| I agree that it's stuck in ye 100 old way of doing things. New things are tried out constantly though. Scripties are on tablets these days with fancy tools and everything. DIT, new cutting-edge cameras and tools are first introduced here. Trouble is with screenplays still. Screenplay is a tool, a blueprint that serves various departments throughout pre-production, production and post-production. That blueprint is also in flux as others are using it. I guess, well I believe one could modernise the whole screenplay pipeline. Trouble is you would have to make a significant advance in order for people to start using it. Every dept. except acting/blocking could start using new system(s) right away. Acting and blocking would still prefer paper. Take into consideration that it's easy to criticise a system as an outsider. You would have to witness first-hand an organised chaos that film and/or TV production is in order to appreciate every single idiosyncrasy (at a first glance) that makes it all work. Prime example are cameras. Usually people (who are for the first time on a set) ask about camera. Why this camera, why not that, etc. It works and doesn't stop the production train. If you can avoid slowing down anything on set (or before or after) and THEN introduce significant benefits, people will listen and welcome you immediately. This is an industry that takes in new technologies all the time, no hesitation. Provided they bring significant boost to productivity. |
I think this can't be overemphasized. I got into the movie business from software and was astounded by all of the quirks in the process that seemed to me to be fundamental inefficiencies. I was fairly certain that I could quite easily reinvent the process to make it smooth, efficient, and pleasurable.
Now, having been in the business for 14 years or so, almost all of it makes sense, and my arrogance in regard to their process is embarrassing at best.
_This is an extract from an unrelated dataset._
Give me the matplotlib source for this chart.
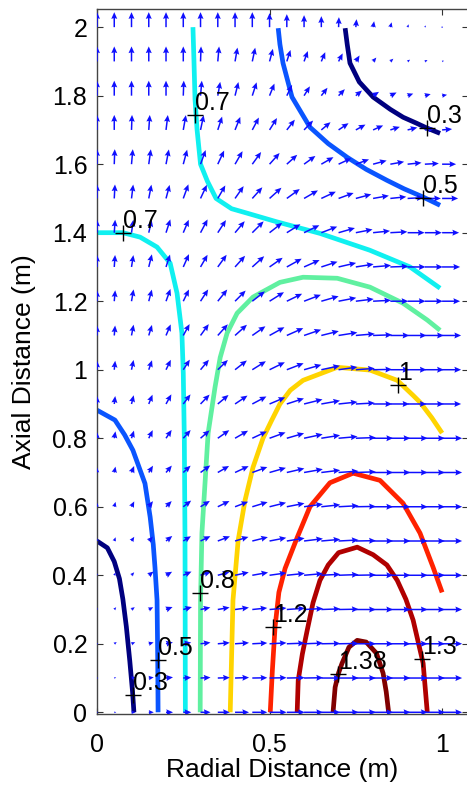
import matplotlib
matplotlib.use('Agg')
import numpy as np
import matplotlib.pyplot as plt

plt.rcParams['font.family'] = ['Liberation Sans', 'DejaVu Sans']

# quiver grid
RAD_STEP = 0.05
AX_STEP = 0.1
N_RAD = 21
N_AX = 21

# flow direction (deg, 0 = +r, 90 = +z), rows from z = 2.0 down to z = 0.0
flow_angle = [
    [90, 90, 90, 90, 90, 90, 90, 90, 90, 90, 90, 90, 90, 90, 88, 85, 80, 75, 70, 60, 50],
    [90, 90, 90, 90, 90, 90, 88, 85, 80, 78, 75, 72, 70, 67, 63, 58, 50, 42, 35, 28, 20],
    [90, 90, 90, 90, 90, 88, 85, 80, 76, 72, 68, 64, 58, 52, 46, 40, 33, 27, 20, 15, 10],
    [90, 90, 88, 86, 83, 80, 78, 72, 68, 62, 58, 52, 46, 40, 34, 29, 24, 18, 14, 9, 5],
    [90, 88, 85, 82, 79, 75, 70, 65, 60, 54, 48, 42, 36, 30, 25, 20, 15, 10, 6, 3, 0],
    [90, 87, 83, 79, 75, 70, 65, 60, 55, 48, 42, 36, 30, 25, 20, 15, 10, 6, 3, 0, 0],
    [90, 86, 82, 77, 72, 67, 62, 57, 50, 45, 38, 32, 26, 21, 16, 11, 6, 3, 0, 0, 0],
    [90, 86, 81, 76, 72, 66, 60, 54, 48, 42, 35, 29, 24, 18, 13, 9, 5, 2, 0, 0, 0],
    [90, 85, 80, 75, 70, 64, 57, 51, 45, 38, 32, 26, 21, 16, 11, 7, 3, 0, 0, 0, 0],
    [90, 85, 79, 73, 67, 61, 54, 48, 42, 35, 29, 24, 19, 14, 9, 5, 2, 0, 0, 0, 0],
    [90, 84, 78, 71, 64, 57, 50, 44, 38, 32, 26, 21, 16, 12, 8, 4, 1, 0, 0, 0, 0],
    [90, 83, 76, 68, 61, 53, 46, 40, 34, 28, 23, 18, 14, 10, 6, 3, 0, 0, 0, 0, 0],
    [90, 80, 72, 64, 56, 48, 41, 35, 30, 25, 20, 16, 12, 9, 5, 2, 0, 0, 0, 0, 0],
    [90, 78, 68, 58, 50, 43, 36, 30, 25, 20, 16, 13, 10, 7, 4, 2, 0, 0, 0, 0, 0],
    [90, 75, 63, 53, 45, 38, 32, 26, 21, 17, 14, 11, 8, 6, 3, 1, 0, 0, 0, 0, 0],
    [90, 70, 57, 47, 39, 32, 26, 21, 17, 14, 11, 9, 7, 5, 3, 1, 0, 0, 0, 0, 0],
    [90, 62, 48, 38, 30, 24, 19, 15, 12, 10, 8, 6, 5, 3, 2, 1, 0, 0, 0, 0, 0],
    [90, 50, 36, 27, 21, 16, 12, 10, 8, 6, 5, 4, 3, 2, 1, 0, 0, 0, 0, 0, 0],
    [80, 35, 23, 16, 12, 9, 7, 5, 4, 3, 3, 2, 2, 1, 1, 0, 0, 0, 0, 0, 0],
    [60, 18, 11, 8, 6, 4, 3, 2, 2, 1, 1, 1, 1, 0, 0, 0, 0, 0, 0, 0, 0],
    [0, 0, 0, 0, 0, 0, 0, 0, 0, 0, 0, 0, 0, 0, 0, 0, 0, 0, 0, 0, 0],
]

# flow speed, same layout
flow_speed = [
    [15, 15, 15, 15, 15, 15, 15, 15, 15, 15, 14, 13, 12, 11, 10, 8, 6, 5, 3, 2, 1],
    [15, 15, 15, 15, 15, 15, 15, 15, 14, 14, 13, 12, 11, 10, 9, 7, 5, 4, 3, 3, 2],
    [15, 15, 15, 15, 15, 15, 15, 14, 14, 14, 13, 12, 11, 10, 9, 8, 7, 7, 6, 6, 5],
    [15, 15, 15, 15, 15, 15, 15, 14, 14, 14, 14, 13, 13, 12, 12, 11, 11, 10, 10, 10, 10],
    [15, 15, 15, 15, 15, 15, 15, 15, 15, 15, 15, 14, 14, 14, 14, 14, 14, 14, 14, 14, 14],
    [14, 14, 14, 14, 14, 15, 15, 15, 15, 15, 16, 16, 16, 16, 16, 16, 16, 16, 16, 16, 16],
    [13, 13, 13, 13, 14, 14, 15, 15, 15, 16, 16, 16, 17, 17, 17, 17, 17, 17, 17, 17, 17],
    [12, 12, 12, 13, 13, 14, 14, 15, 15, 16, 16, 17, 17, 17, 18, 18, 18, 18, 18, 18, 18],
    [11, 11, 12, 12, 13, 13, 14, 15, 15, 16, 17, 17, 18, 18, 18, 18, 18, 18, 18, 18, 18],
    [10, 10, 11, 11, 12, 13, 14, 15, 16, 16, 17, 18, 18, 18, 19, 19, 19, 19, 19, 19, 19],
    [9, 9, 10, 10, 11, 12, 13, 14, 15, 16, 17, 18, 18, 19, 19, 19, 19, 19, 19, 19, 19],
    [8, 8, 9, 10, 11, 12, 13, 14, 15, 16, 17, 18, 19, 19, 19, 19, 19, 19, 19, 19, 19],
    [6, 7, 8, 9, 10, 11, 12, 14, 15, 16, 17, 18, 19, 19, 19, 20, 20, 20, 20, 20, 20],
    [5, 6, 7, 8, 9, 10, 12, 13, 15, 16, 17, 18, 19, 19, 20, 20, 20, 20, 20, 20, 20],
    [4, 5, 6, 7, 8, 10, 11, 13, 14, 16, 17, 18, 19, 19, 20, 20, 20, 20, 20, 20, 20],
    [3, 4, 5, 6, 8, 9, 11, 13, 14, 16, 17, 18, 19, 19, 20, 20, 20, 20, 20, 20, 20],
    [2, 3, 4, 6, 7, 9, 11, 12, 14, 16, 17, 18, 19, 19, 20, 20, 20, 20, 20, 20, 20],
    [2, 3, 4, 5, 7, 9, 10, 12, 14, 15, 17, 18, 19, 19, 20, 20, 20, 20, 20, 20, 20],
    [1, 3, 4, 5, 7, 8, 10, 12, 14, 15, 17, 18, 19, 19, 20, 20, 20, 20, 20, 20, 20],
    [1, 2, 4, 5, 7, 8, 10, 12, 14, 15, 17, 18, 19, 19, 20, 20, 20, 20, 20, 20, 20],
    [1, 2, 4, 5, 7, 8, 10, 12, 14, 15, 17, 18, 19, 19, 20, 20, 20, 20, 20, 20, 20],
]

# contour levels and traced isolines (r, z)
levels = [0.3, 0.5, 0.7, 0.8, 1, 1.2, 1.3, 1.38]
level_colors = ['#00007f', '#0a55ff', '#10f0f0', '#60f0a0', '#ffd400', '#ff2200', '#b00000', '#800000']

iso_lines = {
    0.3: [
        ([0, 0.03, 0.05, 0.065, 0.075, 0.085, 0.095, 0.103, 0.107],
         [0.50, 0.48, 0.44, 0.39, 0.33, 0.25, 0.15, 0.06, 0.0]),
        ([0.719, 0.725, 0.733, 0.76, 0.80, 0.85, 0.887, 0.925, 0.957, 0.994],
         [1.997, 1.95, 1.895, 1.84, 1.796, 1.76, 1.737, 1.72, 1.705, 1.69]),
    ],
    0.5: [
        ([0, 0.052, 0.08, 0.104, 0.122, 0.139, 0.154, 0.163, 0.168, 0.174, 0.176, 0.177],
         [0.882, 0.853, 0.81, 0.765, 0.715, 0.668, 0.57, 0.49, 0.423, 0.327, 0.15, 0.0]),
        ([0.525, 0.53, 0.539, 0.565, 0.617, 0.67, 0.725, 0.78, 0.84, 0.89, 0.945, 0.994],
         [1.997, 1.95, 1.895, 1.796, 1.708, 1.66, 1.62, 1.585, 1.553, 1.528, 1.504, 1.48]),
    ],
    0.7: [
        ([0, 0.075, 0.125, 0.174, 0.212, 0.232, 0.246, 0.25, 0.253, 0.255, 0.256],
         [1.40, 1.40, 1.387, 1.358, 1.311, 1.223, 1.107, 0.99, 0.80, 0.5, 0]),
        ([0.278, 0.281, 0.284, 0.29, 0.30, 0.32, 0.345, 0.39, 0.435, 0.52, 0.646, 0.79, 0.907, 0.994],
         [2.0, 1.9, 1.79, 1.70, 1.60, 1.55, 1.50, 1.47, 1.457, 1.432, 1.398, 1.349, 1.30, 1.238]),
    ],
    0.8: [
        ([0.994, 0.957, 0.887, 0.791, 0.696, 0.597, 0.53, 0.452, 0.406, 0.377, 0.357, 0.342,
          0.322, 0.313, 0.304, 0.300, 0.299],
         [1.115, 1.145, 1.194, 1.241, 1.267, 1.27, 1.255, 1.212, 1.165, 1.107, 1.036, 0.949,
          0.815, 0.669, 0.523, 0.327, 0]),
    ],
    1: [
        ([0.386, 0.394, 0.409, 0.429, 0.452, 0.481, 0.505, 0.53, 0.56, 0.597, 0.696, 0.791,
          0.87, 0.916, 0.936, 0.97, 1.0],
         [0, 0.327, 0.502, 0.619, 0.715, 0.80, 0.85, 0.90, 0.94, 0.969, 1.007, 0.999,
          0.969, 0.925, 0.905, 0.86, 0.815]),
    ],
    1.2: [
        ([0.502, 0.508, 0.516, 0.527, 0.545, 0.58, 0.617, 0.675, 0.742, 0.82, 0.887, 0.936, 0.974, 1.0],
         [0, 0.12, 0.25, 0.35, 0.42, 0.51, 0.60, 0.67, 0.698, 0.677, 0.61, 0.523, 0.423, 0.35]),
    ],
    1.3: [
        ([0.58, 0.583, 0.595, 0.609, 0.626, 0.646, 0.67, 0.70, 0.754, 0.80, 0.84, 0.87, 0.895,
          0.916, 0.945, 0.957],
         [0, 0.093, 0.17, 0.239, 0.32, 0.385, 0.43, 0.466, 0.482, 0.46, 0.43, 0.385, 0.33,
          0.269, 0.143, 0]),
    ],
    1.38: [
        ([0.684, 0.69, 0.70, 0.71, 0.73, 0.754, 0.78, 0.81, 0.829, 0.838, 0.845],
         [0, 0.073, 0.115, 0.143, 0.19, 0.21, 0.205, 0.172, 0.114, 0.06, 0]),
    ],
}

# inline labels: (level, r, z)
iso_labels = [
    (0.3, 0.104, 0.05), (0.3, 0.957, 1.705),
    (0.5, 0.177, 0.152), (0.5, 0.945, 1.50),
    (0.7, 0.075, 1.40), (0.7, 0.284, 1.743),
    (0.8, 0.299, 0.347), (1, 0.872, 0.955),
    (1.2, 0.51, 0.248), (1.3, 0.942, 0.155),
    (1.38, 0.699, 0.112),
]

yticks = [0, 0.2, 0.4, 0.6, 0.8, 1, 1.2, 1.4, 1.6, 1.8, 2]
ytick_labels = ['0', '0.2', '0.4', '0.6', '0.8', '1', '1.2', '1.4', '1.6', '1.8', '2']
xticks = [0, 0.5, 1]
xtick_labels = ['0', '0.5', '1']

FS = 18
W, H, DPI = 467, 789, 100


def fmt_level(v):
    return ('%g' % v)


def draw():
    fig = plt.figure(figsize=(W / DPI, H / DPI), dpi=DPI)
    ax = fig.add_axes([97 / W, 1 - 714 / H, 371 / W, 705 / H])

    r = np.arange(N_RAD) * RAD_STEP
    z = np.arange(N_AX) * AX_STEP
    R, Z = np.meshgrid(r, z[::-1])
    ang = np.radians(np.array(flow_angle, dtype=float))
    spd = np.array(flow_speed, dtype=float)
    U = spd * np.cos(ang)
    V = spd * np.sin(ang)

    for lev, col in zip(levels, level_colors):
        for xs, ys in iso_lines[lev]:
            ax.plot(xs, ys, color=col, lw=3.4, solid_capstyle='butt', zorder=2)

    ax.quiver(R, Z, U, V, color='#0f0fff', units='dots', width=1.5, angles='uv',
              scale_units='dots', scale=1, headwidth=4, headlength=4.5,
              headaxislength=4, pivot='tail', zorder=3)

    for lev, xr, zr in iso_labels:
        ax.plot(xr, zr, '+', color='black', ms=11, mew=1.0, zorder=5)
        ax.text(xr, zr, fmt_level(lev), ha='left', va='bottom', fontsize=FS,
                color='black', zorder=6)

    ax.set_xlim(0, 1.075)
    ax.set_ylim(-0.005, 2.053)
    ax.set_xticks(xticks)
    ax.set_xticklabels(xtick_labels)
    ax.set_yticks(yticks)
    ax.set_yticklabels(ytick_labels)
    ax.tick_params(direction='in', length=4, width=0.8, top=True, right=True,
                   labelsize=FS, color='#333333')
    ax.tick_params(axis='x', pad=14)
    ax.tick_params(axis='y', pad=7)
    for s in ax.spines.values():
        s.set_color('#444444')
        s.set_linewidth(1.0)

    ax.set_xlabel('Radial Distance (m)', fontsize=19)
    ax.set_ylabel('Axial Distance (m)', fontsize=19)
    ax.xaxis.set_label_coords(0.5, -0.063)
    ax.yaxis.set_label_coords(-0.165, 0.5)

    fig.savefig('out.png', dpi=DPI)


if __name__ == '__main__':
    draw()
There are still a handful of quirks that don't make a ton of sense (even the property department will acknowledge that the only reason they handle cast chairs is because it's tradition), but generally speaking there is a good reason for everything being done the way it's done and it was a tough lesson that made it that way.
I also think it's important to remember that this is a 100 year old industry, and it's not an engineered process, it's an emergent process.
Just as an aside, the first time you have a week worth of wet work scheduled on a movie that's shooting so far out in the sticks that you have to have a satphone for set to communicate with basecamp, a lot of the reticence to adopt technologies that aren't completely bulletproof makes a lot more sense.